■ **Short problem**
Don't include pictures. Quote the lines below from the first through the line that contains "var bestPower = 19.4;".
─── Source excerpt ───
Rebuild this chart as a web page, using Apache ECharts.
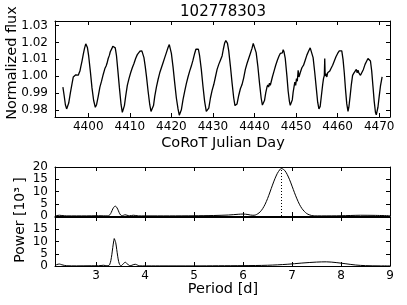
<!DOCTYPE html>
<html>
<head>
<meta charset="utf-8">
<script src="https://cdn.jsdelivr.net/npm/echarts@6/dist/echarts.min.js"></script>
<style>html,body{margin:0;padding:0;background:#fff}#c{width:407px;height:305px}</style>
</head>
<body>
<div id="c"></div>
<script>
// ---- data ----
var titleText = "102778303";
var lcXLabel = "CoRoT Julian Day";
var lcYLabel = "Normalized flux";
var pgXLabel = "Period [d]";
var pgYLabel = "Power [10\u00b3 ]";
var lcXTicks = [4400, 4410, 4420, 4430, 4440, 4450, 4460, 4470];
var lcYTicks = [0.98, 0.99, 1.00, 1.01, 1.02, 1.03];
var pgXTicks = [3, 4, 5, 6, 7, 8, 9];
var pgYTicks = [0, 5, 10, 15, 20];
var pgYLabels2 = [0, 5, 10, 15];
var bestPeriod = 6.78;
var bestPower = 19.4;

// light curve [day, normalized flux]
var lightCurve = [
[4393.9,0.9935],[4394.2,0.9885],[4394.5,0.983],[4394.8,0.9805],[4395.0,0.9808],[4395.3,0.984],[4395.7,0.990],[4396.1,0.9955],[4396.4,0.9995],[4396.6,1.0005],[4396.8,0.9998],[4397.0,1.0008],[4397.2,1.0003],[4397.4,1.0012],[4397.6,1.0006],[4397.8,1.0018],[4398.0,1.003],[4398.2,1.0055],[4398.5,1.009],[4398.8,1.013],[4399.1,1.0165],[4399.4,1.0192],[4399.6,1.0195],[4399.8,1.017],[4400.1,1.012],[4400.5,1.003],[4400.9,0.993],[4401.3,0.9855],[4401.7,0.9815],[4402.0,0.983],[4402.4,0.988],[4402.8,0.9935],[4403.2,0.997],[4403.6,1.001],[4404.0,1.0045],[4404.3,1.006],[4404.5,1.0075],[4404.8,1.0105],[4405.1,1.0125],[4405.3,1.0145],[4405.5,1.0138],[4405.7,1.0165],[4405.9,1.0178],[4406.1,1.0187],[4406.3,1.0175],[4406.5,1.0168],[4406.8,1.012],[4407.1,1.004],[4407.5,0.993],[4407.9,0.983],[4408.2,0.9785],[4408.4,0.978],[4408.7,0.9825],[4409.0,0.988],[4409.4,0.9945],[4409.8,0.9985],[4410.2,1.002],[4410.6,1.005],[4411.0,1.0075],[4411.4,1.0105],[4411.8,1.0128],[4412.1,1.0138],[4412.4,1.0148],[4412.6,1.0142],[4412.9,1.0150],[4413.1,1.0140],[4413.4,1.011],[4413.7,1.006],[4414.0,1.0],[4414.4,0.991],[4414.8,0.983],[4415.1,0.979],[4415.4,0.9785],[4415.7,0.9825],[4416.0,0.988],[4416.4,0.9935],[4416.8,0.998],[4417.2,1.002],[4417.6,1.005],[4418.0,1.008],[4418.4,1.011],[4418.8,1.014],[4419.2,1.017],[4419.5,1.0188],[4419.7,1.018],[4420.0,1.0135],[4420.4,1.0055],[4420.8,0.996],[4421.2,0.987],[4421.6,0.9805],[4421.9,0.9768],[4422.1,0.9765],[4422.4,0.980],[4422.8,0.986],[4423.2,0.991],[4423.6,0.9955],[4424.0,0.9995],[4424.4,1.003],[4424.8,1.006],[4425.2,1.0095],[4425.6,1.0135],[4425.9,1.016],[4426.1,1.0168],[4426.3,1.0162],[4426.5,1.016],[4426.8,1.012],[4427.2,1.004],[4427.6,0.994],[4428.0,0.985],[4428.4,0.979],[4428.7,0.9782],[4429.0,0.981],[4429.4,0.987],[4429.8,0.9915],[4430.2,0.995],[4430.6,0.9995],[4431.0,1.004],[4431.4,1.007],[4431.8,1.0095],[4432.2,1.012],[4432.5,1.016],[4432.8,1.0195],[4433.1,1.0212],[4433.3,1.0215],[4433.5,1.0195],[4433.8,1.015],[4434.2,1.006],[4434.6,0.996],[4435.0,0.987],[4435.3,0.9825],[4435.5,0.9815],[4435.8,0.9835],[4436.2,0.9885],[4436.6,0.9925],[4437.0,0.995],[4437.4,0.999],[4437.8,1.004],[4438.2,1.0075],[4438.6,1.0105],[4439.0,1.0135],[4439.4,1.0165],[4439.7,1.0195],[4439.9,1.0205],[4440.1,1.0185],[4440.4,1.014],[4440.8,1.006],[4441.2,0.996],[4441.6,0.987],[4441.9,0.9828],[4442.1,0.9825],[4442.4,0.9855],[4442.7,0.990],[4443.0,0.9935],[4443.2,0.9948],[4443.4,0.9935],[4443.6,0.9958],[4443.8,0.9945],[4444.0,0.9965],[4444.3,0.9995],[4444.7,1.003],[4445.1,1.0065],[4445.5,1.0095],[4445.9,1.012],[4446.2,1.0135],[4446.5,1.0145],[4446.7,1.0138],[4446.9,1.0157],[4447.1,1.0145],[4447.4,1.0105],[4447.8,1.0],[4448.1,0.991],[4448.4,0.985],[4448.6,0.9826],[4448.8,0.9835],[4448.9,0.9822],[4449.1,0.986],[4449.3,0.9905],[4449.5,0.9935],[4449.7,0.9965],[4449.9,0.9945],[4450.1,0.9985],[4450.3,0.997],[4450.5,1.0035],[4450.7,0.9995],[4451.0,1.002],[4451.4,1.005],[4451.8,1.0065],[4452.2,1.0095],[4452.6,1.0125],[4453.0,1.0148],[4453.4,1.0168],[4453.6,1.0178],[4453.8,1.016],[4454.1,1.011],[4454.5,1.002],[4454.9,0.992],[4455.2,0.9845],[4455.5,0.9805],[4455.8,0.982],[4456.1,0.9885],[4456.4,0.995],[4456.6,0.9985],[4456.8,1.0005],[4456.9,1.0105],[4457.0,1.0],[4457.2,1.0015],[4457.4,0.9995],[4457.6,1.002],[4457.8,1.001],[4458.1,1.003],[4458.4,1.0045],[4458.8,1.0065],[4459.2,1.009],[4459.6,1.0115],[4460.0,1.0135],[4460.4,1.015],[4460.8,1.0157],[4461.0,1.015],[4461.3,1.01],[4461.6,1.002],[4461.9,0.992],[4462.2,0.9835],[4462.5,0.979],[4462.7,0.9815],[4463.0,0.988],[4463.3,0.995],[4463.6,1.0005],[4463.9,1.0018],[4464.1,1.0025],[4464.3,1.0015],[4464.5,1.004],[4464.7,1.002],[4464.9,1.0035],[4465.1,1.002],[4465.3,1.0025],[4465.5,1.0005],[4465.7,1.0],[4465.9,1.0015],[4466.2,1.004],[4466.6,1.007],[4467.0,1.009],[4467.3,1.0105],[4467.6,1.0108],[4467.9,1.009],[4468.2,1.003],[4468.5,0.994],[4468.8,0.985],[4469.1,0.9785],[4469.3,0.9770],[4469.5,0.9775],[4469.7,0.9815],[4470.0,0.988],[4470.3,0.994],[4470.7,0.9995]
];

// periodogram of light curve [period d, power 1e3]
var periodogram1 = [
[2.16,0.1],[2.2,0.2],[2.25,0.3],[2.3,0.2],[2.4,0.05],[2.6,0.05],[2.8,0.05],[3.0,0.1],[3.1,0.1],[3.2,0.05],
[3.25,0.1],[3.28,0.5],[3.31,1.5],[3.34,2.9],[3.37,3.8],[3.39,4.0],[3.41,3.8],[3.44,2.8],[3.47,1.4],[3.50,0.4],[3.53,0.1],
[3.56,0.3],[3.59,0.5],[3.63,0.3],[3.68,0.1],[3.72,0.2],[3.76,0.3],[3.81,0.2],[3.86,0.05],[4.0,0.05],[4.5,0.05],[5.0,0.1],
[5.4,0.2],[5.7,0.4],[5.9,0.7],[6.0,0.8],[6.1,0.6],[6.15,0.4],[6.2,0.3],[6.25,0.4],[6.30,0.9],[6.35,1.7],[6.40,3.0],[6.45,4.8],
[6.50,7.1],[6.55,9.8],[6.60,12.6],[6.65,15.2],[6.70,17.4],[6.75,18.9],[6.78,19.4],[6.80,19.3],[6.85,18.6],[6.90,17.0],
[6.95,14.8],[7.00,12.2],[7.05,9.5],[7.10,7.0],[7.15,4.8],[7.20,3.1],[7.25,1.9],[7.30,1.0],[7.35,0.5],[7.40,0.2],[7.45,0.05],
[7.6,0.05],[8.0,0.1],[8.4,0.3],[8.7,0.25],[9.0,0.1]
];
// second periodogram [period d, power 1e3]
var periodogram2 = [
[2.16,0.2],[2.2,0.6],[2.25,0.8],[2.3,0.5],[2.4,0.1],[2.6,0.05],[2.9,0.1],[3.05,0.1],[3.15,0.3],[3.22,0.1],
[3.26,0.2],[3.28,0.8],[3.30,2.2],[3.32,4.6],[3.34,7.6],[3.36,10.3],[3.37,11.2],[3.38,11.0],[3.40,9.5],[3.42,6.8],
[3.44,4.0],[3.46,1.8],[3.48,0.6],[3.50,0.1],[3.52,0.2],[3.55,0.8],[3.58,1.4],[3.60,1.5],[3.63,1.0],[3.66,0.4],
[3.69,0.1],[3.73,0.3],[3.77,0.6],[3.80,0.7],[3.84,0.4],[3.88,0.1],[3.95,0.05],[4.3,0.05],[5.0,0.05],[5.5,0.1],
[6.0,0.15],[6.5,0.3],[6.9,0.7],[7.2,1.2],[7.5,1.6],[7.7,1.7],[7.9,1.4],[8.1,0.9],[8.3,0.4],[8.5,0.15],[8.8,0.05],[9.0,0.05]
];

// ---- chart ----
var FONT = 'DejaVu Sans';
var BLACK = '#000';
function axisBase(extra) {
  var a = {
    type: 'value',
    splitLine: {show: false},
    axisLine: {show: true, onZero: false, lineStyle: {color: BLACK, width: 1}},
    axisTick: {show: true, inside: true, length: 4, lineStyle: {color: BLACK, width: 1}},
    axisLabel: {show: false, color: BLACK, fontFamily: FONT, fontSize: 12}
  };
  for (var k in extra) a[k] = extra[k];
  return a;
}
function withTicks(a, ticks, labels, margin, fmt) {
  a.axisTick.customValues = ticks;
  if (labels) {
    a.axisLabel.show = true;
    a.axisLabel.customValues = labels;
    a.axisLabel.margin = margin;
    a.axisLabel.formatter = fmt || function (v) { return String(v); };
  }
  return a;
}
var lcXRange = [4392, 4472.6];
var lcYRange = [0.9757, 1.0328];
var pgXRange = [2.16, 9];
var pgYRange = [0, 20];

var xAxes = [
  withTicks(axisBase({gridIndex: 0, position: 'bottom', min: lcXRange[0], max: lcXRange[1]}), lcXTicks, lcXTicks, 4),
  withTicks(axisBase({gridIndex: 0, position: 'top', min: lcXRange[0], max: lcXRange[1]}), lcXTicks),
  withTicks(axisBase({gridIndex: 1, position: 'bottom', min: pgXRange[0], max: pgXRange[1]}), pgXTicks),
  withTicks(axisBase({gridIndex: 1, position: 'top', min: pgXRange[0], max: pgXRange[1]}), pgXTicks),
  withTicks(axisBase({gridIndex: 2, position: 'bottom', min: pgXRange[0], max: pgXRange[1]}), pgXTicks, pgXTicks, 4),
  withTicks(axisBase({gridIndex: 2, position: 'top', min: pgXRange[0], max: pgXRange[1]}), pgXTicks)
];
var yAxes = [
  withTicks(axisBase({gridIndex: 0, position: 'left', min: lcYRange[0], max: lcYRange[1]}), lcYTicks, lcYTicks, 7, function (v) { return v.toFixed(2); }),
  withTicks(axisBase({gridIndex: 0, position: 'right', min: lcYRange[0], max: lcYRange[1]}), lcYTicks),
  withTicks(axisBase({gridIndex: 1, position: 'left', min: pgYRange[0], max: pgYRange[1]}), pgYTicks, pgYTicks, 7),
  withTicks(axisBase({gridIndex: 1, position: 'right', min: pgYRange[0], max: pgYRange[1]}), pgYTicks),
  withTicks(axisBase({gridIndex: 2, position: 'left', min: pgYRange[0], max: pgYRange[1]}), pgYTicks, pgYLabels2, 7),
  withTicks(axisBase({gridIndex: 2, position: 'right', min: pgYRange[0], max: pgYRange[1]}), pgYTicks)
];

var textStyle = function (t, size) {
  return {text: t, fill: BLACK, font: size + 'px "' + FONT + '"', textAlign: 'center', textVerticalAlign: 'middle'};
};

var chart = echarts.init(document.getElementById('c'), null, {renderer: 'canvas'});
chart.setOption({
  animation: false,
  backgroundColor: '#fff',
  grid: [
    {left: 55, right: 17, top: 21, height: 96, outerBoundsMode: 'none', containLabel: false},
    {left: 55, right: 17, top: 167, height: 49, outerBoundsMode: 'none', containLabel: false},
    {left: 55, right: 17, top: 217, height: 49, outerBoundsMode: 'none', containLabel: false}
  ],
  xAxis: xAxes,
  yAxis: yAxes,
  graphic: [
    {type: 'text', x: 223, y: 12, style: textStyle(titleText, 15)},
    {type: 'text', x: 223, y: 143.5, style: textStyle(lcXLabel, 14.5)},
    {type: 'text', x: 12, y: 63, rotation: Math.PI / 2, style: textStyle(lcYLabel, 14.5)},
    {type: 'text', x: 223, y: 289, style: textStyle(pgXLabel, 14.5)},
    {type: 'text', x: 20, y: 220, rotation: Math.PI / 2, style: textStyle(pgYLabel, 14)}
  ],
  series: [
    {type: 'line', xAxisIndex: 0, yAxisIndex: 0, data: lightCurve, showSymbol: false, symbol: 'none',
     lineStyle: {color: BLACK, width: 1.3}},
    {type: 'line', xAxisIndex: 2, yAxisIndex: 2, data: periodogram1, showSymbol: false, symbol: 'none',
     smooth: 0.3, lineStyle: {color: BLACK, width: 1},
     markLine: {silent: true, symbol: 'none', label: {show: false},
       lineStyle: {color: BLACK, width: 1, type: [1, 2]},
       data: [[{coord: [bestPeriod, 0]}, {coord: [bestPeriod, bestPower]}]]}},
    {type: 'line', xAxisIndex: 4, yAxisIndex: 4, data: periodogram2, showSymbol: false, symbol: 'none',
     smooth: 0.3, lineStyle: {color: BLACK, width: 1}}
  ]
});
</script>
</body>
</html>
───
■ **Correct answer**
Rebuild this chart as a web page, using Apache ECharts.
<!DOCTYPE html>
<html>
<head>
<meta charset="utf-8">
<script src="https://cdn.jsdelivr.net/npm/echarts@6/dist/echarts.min.js"></script>
<style>html,body{margin:0;padding:0;background:#fff}#c{width:407px;height:305px}</style>
</head>
<body>
<div id="c"></div>
<script>
// ---- data ----
var titleText = "102778303";
var lcXLabel = "CoRoT Julian Day";
var lcYLabel = "Normalized flux";
var pgXLabel = "Period [d]";
var pgYLabel = "Power [10\u00b3 ]";
var lcXTicks = [4400, 4410, 4420, 4430, 4440, 4450, 4460, 4470];
var lcYTicks = [0.98, 0.99, 1.00, 1.01, 1.02, 1.03];
var pgXTicks = [3, 4, 5, 6, 7, 8, 9];
var pgYTicks = [0, 5, 10, 15, 20];
var pgYLabels2 = [0, 5, 10, 15];
var bestPeriod = 6.78;
var bestPower = 19.4;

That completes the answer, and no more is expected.